When acquiring MR data it is relatively easy to control location, area dimensions and the thickness of each of the slices and to obtain data from the entire slice. (A slice as used herein includes "slab" which is defined as a slice with greater than normal thickness). However, when there is a particular section, such as a localized volume in a larger excited volume of interest (VOI) it is more difficult to obtain data from that localized volume and exclude data from the rest of the VOI. The capability of obtaining data from a particular localized volume within a larger excited volume is especially important for in-vivo spectroscopy. Such a capability will, for example, enable acquiring spectroscopic data exclusively from diseased portions of organs for comparison with data exclusively from healthy portions of the organs.
One of the prior art methods of volume localization uses surface coils. If the region of interest is a relatively small volume, a small coil has to be used to obtain localized data. However, small coils have limited penetration depths and thereby preclude obtaining data from volumes that are not superficial.
There are other prior art methods for selective volume excitation. See for example, a communication in the Journal of Magnetic Resonance, Volume 70, pages 488-492 (1986) entitled "Selected Volume Excitation Using Stimulated Echoes (VEST). Applications to Spatially Localized Spectroscopy and Imaging", written by the inventor herein. In the procedure explained in the communication, a volume of interest is excited using stimulated echoes with Gx, Gy and Gz gradients.
In the prior art it is known to obtain data localized to a given VOI; for example, in the form of a three dimensional solid bar by saturating the volumes surrounding the volume of interest. The prior art, however, does not teach an effective process and/or system for acquiring data from multiple localized volumes in the VOI. Nor does the prior art teach an effective method of acquiring multiple volume data from elements such as 31P in-vivo because of its short T2 relaxation time.
If a diseased tumor is located in the head, for example, it is preferable to use a multiple volume scan to acquire data from the tumor and also from normal tissue. To focus on the tumor to the exclusion of extraneous data, a localized VOI basically containing the tumor should be excited to the exclusion of surrounding volumes. The slabs of the excited volume are used to obtain the requisite data, for example, to compare the tumorous tissue with healthy tissue. Hence it is important to be able to acquire data from the a multiplicity of slabs in a selected locally excited VOI.

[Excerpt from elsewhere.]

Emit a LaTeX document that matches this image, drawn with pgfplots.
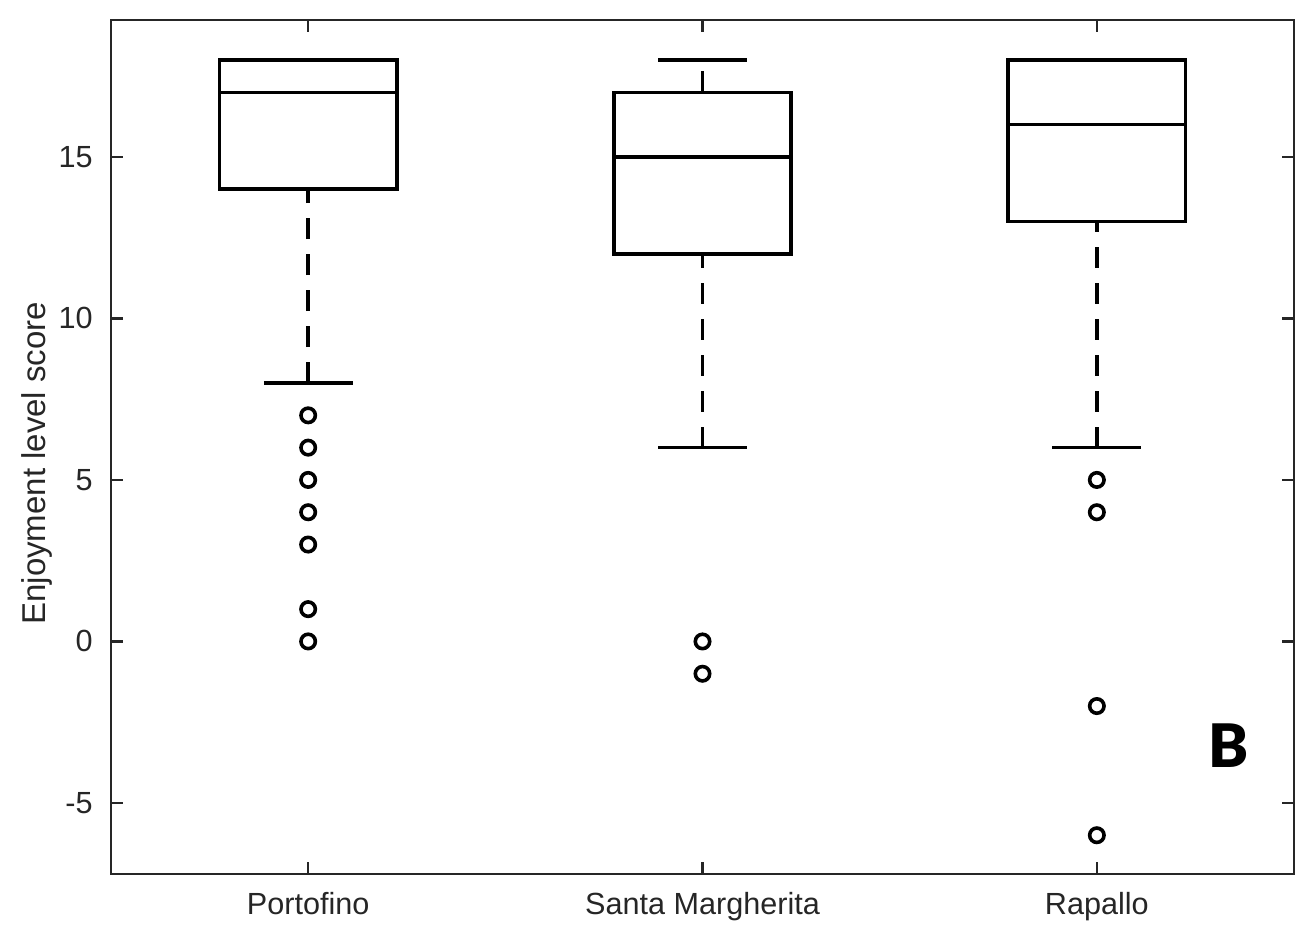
\documentclass[border=0pt]{standalone}
\usepackage{fontspec}
\setmainfont{Liberation Sans}
\newfontfamily\heavyfont{Lato Black}
\usepackage{pgfplots}
\pgfplotsset{compat=1.18}
\definecolor{axgray}{HTML}{262626}

\pgfplotsset{
  boxline/.style={black, line width=1.8pt, mark=none},
  whisk/.style={black, line width=1.8pt, mark=none, dash pattern=on 10.5pt off 7.5pt},
  outl/.style={only marks, mark=o, mark size=3.6pt, mark options={line width=1.8pt, black, solid}},
}

\begin{document}
\begin{tikzpicture}
\begin{axis}[
  scale only axis, width=591.5pt, height=427pt,
  xmin=0.5, xmax=3.5, ymin=-7.2, ymax=19.24,
  xtick={1,2,3},
  xticklabels={Portofino, Santa Margherita, Rapallo},
  ytick={-5,0,5,10,15},
  tick align=inside, major tick length=6pt,
  axis line style={axgray, line width=1.1pt},
  every tick/.style={axgray, line width=1.1pt},
  tick label style={font=\fontsize{15.3}{18}\selectfont, text=axgray},
  /pgf/number format/assume math mode=true,
  yticklabel style={inner sep=0pt, xshift=-9pt},
  xticklabel style={inner sep=0pt, yshift=-9pt},
  ylabel={Enjoyment level score},
  ylabel style={font=\fontsize{16.5}{19}\selectfont, text=axgray,
    at={(axis description cs:-0.0626,0.481)}, anchor=center},
]
% Portofino
\addplot[boxline] coordinates {(0.775,14) (1.225,14) (1.225,18) (0.775,18)} -- cycle;
\addplot[boxline] coordinates {(0.775,17) (1.225,17)};
\addplot[whisk] coordinates {(1,8) (1,14)};
\addplot[boxline] coordinates {(0.8875,8) (1.1125,8)};
\addplot[boxline] coordinates {(0.8875,18) (1.1125,18)};
\addplot[outl] coordinates {(1,7) (1,6) (1,5) (1,4) (1,3) (1,1) (1,0)};

% Santa Margherita
\addplot[boxline] coordinates {(1.775,12) (2.225,12) (2.225,17) (1.775,17)} -- cycle;
\addplot[boxline] coordinates {(1.775,15) (2.225,15)};
\addplot[whisk] coordinates {(2,6) (2,12)};
\addplot[whisk] coordinates {(2,17) (2,18)};
\addplot[boxline] coordinates {(1.8875,6) (2.1125,6)};
\addplot[boxline] coordinates {(1.8875,18) (2.1125,18)};
\addplot[outl] coordinates {(2,0) (2,-1)};

% Rapallo
\addplot[boxline] coordinates {(2.775,13) (3.225,13) (3.225,18) (2.775,18)} -- cycle;
\addplot[boxline] coordinates {(2.775,16) (3.225,16)};
\addplot[whisk] coordinates {(3,6) (3,13)};
\addplot[boxline] coordinates {(2.8875,6) (3.1125,6)};
\addplot[boxline] coordinates {(2.8875,18) (3.1125,18)};
\addplot[outl] coordinates {(3,5) (3,4) (3,-2) (3,-6)};

\node[font=\heavyfont\fontsize{30}{30}\selectfont, text=black, inner sep=0pt]
  at (axis cs:3.335,-3.22) {B};
\end{axis}
\pgfresetboundingbox
\path[use as bounding box]
  ([shift={(-55.5pt,-33pt)}]current axis.south west) rectangle
  ([shift={(2pt,10pt)}]current axis.north east);
\end{tikzpicture}
\end{document}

Accordingly, there is a need for improved magnetic resonance spatial localization to obtain data from multiple localized volumes in a volume of interest. The spatial localization could also be used for acquiring 31P spectroscopic data or for imaging.

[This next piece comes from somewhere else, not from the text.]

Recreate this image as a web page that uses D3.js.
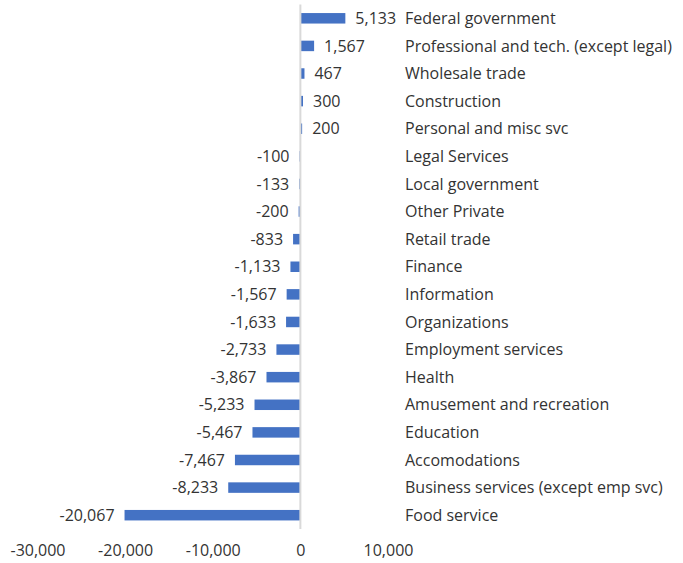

Clinical and research applications of in-vivo nuclear magnetic resonance spectroscopy (MRS) necessitate well defined spatial localization of the target VOI. This necessity led in the past several years to the discovery of a multitude of methods for spatial localization. Of these methods only few are suitable for studies of 31P because of the added constraint of short time interval between spin excitation and signal acquisition when dealing with short T.sub.2 metabolites.
Accordingly, those skilled in the art are still searching for a spatial localization method which is applicable to both MRI and MRS to increase image resolution or to reduce scan times and to obtain data for 1-H or 31-P MRS.